__Exercise goal__
Write every line out verbatim and omit the pictures.
━━━━━ Supplied material
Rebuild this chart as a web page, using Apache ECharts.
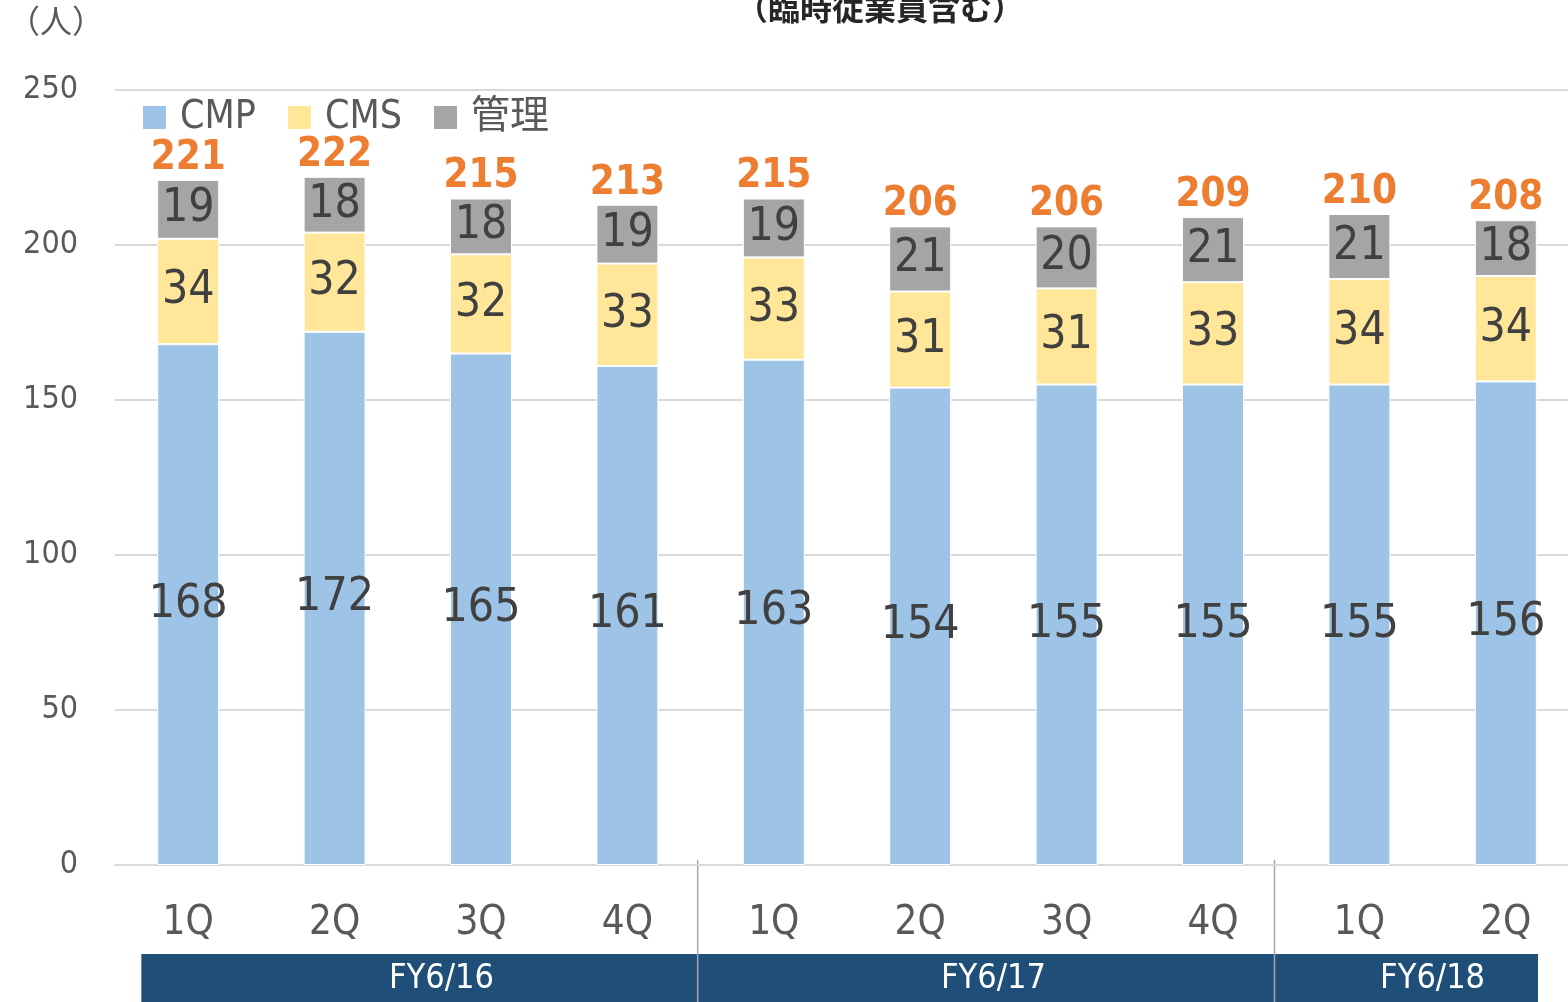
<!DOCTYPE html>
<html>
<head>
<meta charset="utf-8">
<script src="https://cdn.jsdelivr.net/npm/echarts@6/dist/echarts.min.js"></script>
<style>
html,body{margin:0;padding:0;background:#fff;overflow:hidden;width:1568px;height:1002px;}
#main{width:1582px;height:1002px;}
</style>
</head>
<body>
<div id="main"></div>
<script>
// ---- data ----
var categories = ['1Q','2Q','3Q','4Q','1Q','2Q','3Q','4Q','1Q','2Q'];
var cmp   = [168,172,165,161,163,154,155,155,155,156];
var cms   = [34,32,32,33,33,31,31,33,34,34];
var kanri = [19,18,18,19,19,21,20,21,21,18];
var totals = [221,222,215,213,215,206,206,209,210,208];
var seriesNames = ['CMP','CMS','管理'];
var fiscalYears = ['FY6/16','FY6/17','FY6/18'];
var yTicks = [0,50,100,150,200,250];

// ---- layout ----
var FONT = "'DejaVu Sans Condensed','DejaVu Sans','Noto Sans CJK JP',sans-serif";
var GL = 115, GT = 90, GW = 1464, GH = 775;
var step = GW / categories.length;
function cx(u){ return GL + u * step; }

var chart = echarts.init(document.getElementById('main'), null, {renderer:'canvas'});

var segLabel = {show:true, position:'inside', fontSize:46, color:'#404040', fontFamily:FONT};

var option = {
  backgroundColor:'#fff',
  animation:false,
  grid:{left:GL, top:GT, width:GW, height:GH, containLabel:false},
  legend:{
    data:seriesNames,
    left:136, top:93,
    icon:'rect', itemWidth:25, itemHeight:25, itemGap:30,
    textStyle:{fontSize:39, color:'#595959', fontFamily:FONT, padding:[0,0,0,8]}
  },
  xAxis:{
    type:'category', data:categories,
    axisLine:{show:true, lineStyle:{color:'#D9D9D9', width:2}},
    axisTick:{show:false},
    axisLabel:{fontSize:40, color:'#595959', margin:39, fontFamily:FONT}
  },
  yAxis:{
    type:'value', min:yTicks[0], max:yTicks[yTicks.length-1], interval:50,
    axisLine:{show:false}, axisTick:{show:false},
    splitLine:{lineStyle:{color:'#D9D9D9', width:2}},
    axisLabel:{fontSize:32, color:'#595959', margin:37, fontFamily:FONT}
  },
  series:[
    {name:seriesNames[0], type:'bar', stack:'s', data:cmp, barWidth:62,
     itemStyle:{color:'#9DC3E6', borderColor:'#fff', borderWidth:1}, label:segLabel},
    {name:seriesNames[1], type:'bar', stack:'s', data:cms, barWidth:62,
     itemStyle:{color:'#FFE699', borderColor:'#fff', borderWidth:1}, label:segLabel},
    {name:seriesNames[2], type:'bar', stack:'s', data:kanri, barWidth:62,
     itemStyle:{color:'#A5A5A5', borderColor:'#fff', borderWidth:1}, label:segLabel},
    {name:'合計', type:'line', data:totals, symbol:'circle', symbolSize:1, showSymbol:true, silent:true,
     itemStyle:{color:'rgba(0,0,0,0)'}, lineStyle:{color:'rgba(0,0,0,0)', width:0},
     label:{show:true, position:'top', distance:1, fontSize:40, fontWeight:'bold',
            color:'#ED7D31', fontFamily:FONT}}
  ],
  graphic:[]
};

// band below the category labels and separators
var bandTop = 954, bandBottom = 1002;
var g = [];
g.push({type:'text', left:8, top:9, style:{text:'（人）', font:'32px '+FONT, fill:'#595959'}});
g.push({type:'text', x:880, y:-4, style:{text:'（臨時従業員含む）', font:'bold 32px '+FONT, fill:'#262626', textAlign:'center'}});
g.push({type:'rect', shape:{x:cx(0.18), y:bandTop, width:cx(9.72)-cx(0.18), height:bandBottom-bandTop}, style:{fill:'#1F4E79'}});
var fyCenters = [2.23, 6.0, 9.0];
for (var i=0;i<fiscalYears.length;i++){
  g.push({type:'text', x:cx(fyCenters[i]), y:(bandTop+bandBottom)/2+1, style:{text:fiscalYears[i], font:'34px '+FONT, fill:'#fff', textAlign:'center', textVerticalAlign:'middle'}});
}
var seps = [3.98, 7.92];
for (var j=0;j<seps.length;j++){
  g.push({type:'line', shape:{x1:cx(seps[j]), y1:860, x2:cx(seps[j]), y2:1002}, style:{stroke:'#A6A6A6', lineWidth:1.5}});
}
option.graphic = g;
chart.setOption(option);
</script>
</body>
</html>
━━━━━━━━━━
__Correct result__
Rebuild this chart as a web page, using Apache ECharts.
<!DOCTYPE html>
<html>
<head>
<meta charset="utf-8">
<script src="https://cdn.jsdelivr.net/npm/echarts@6/dist/echarts.min.js"></script>
<style>
html,body{margin:0;padding:0;background:#fff;overflow:hidden;width:1568px;height:1002px;}
#main{width:1582px;height:1002px;}
</style>
</head>
<body>
<div id="main"></div>
<script>
// ---- data ----
var categories = ['1Q','2Q','3Q','4Q','1Q','2Q','3Q','4Q','1Q','2Q'];
var cmp   = [168,172,165,161,163,154,155,155,155,156];
var cms   = [34,32,32,33,33,31,31,33,34,34];
var kanri = [19,18,18,19,19,21,20,21,21,18];
var totals = [221,222,215,213,215,206,206,209,210,208];
var seriesNames = ['CMP','CMS','管理'];
var fiscalYears = ['FY6/16','FY6/17','FY6/18'];
var yTicks = [0,50,100,150,200,250];

// ---- layout ----
var FONT = "'DejaVu Sans Condensed','DejaVu Sans','Noto Sans CJK JP',sans-serif";
var GL = 115, GT = 90, GW = 1464, GH = 775;
var step = GW / categories.length;
function cx(u){ return GL + u * step; }

var chart = echarts.init(document.getElementById('main'), null, {renderer:'canvas'});

var segLabel = {show:true, position:'inside', fontSize:46, color:'#404040', fontFamily:FONT};

var option = {
  backgroundColor:'#fff',
  animation:false,
  grid:{left:GL, top:GT, width:GW, height:GH, containLabel:false},
  legend:{
    data:seriesNames,
    left:136, top:93,
    icon:'rect', itemWidth:25, itemHeight:25, itemGap:30,
    textStyle:{fontSize:39, color:'#595959', fontFamily:FONT, padding:[0,0,0,8]}
  },
  xAxis:{
    type:'category', data:categories,
    axisLine:{show:true, lineStyle:{color:'#D9D9D9', width:2}},
    axisTick:{show:false},
    axisLabel:{fontSize:40, color:'#595959', margin:39, fontFamily:FONT}
  },
  yAxis:{
    type:'value', min:yTicks[0], max:yTicks[yTicks.length-1], interval:50,
    axisLine:{show:false}, axisTick:{show:false},
    splitLine:{lineStyle:{color:'#D9D9D9', width:2}},
    axisLabel:{fontSize:32, color:'#595959', margin:37, fontFamily:FONT}
  },
  series:[
    {name:seriesNames[0], type:'bar', stack:'s', data:cmp, barWidth:62,
     itemStyle:{color:'#9DC3E6', borderColor:'#fff', borderWidth:1}, label:segLabel},
    {name:seriesNames[1], type:'bar', stack:'s', data:cms, barWidth:62,
     itemStyle:{color:'#FFE699', borderColor:'#fff', borderWidth:1}, label:segLabel},
    {name:seriesNames[2], type:'bar', stack:'s', data:kanri, barWidth:62,
     itemStyle:{color:'#A5A5A5', borderColor:'#fff', borderWidth:1}, label:segLabel},
    {name:'合計', type:'line', data:totals, symbol:'circle', symbolSize:1, showSymbol:true, silent:true,
     itemStyle:{color:'rgba(0,0,0,0)'}, lineStyle:{color:'rgba(0,0,0,0)', width:0},
     label:{show:true, position:'top', distance:1, fontSize:40, fontWeight:'bold',
            color:'#ED7D31', fontFamily:FONT}}
  ],
  graphic:[]
};

// band below the category labels and separators
var bandTop = 954, bandBottom = 1002;
var g = [];
g.push({type:'text', left:8, top:9, style:{text:'（人）', font:'32px '+FONT, fill:'#595959'}});
g.push({type:'text', x:880, y:-4, style:{text:'（臨時従業員含む）', font:'bold 32px '+FONT, fill:'#262626', textAlign:'center'}});
g.push({type:'rect', shape:{x:cx(0.18), y:bandTop, width:cx(9.72)-cx(0.18), height:bandBottom-bandTop}, style:{fill:'#1F4E79'}});
var fyCenters = [2.23, 6.0, 9.0];
for (var i=0;i<fiscalYears.length;i++){
  g.push({type:'text', x:cx(fyCenters[i]), y:(bandTop+bandBottom)/2+1, style:{text:fiscalYears[i], font:'34px '+FONT, fill:'#fff', textAlign:'center', textVerticalAlign:'middle'}});
}
var seps = [3.98, 7.92];
for (var j=0;j<seps.length;j++){
  g.push({type:'line', shape:{x1:cx(seps[j]), y1:860, x2:cx(seps[j]), y2:1002}, style:{stroke:'#A6A6A6', lineWidth:1.5}});
}
option.graphic = g;
chart.setOption(option);
</script>
</body>
</html>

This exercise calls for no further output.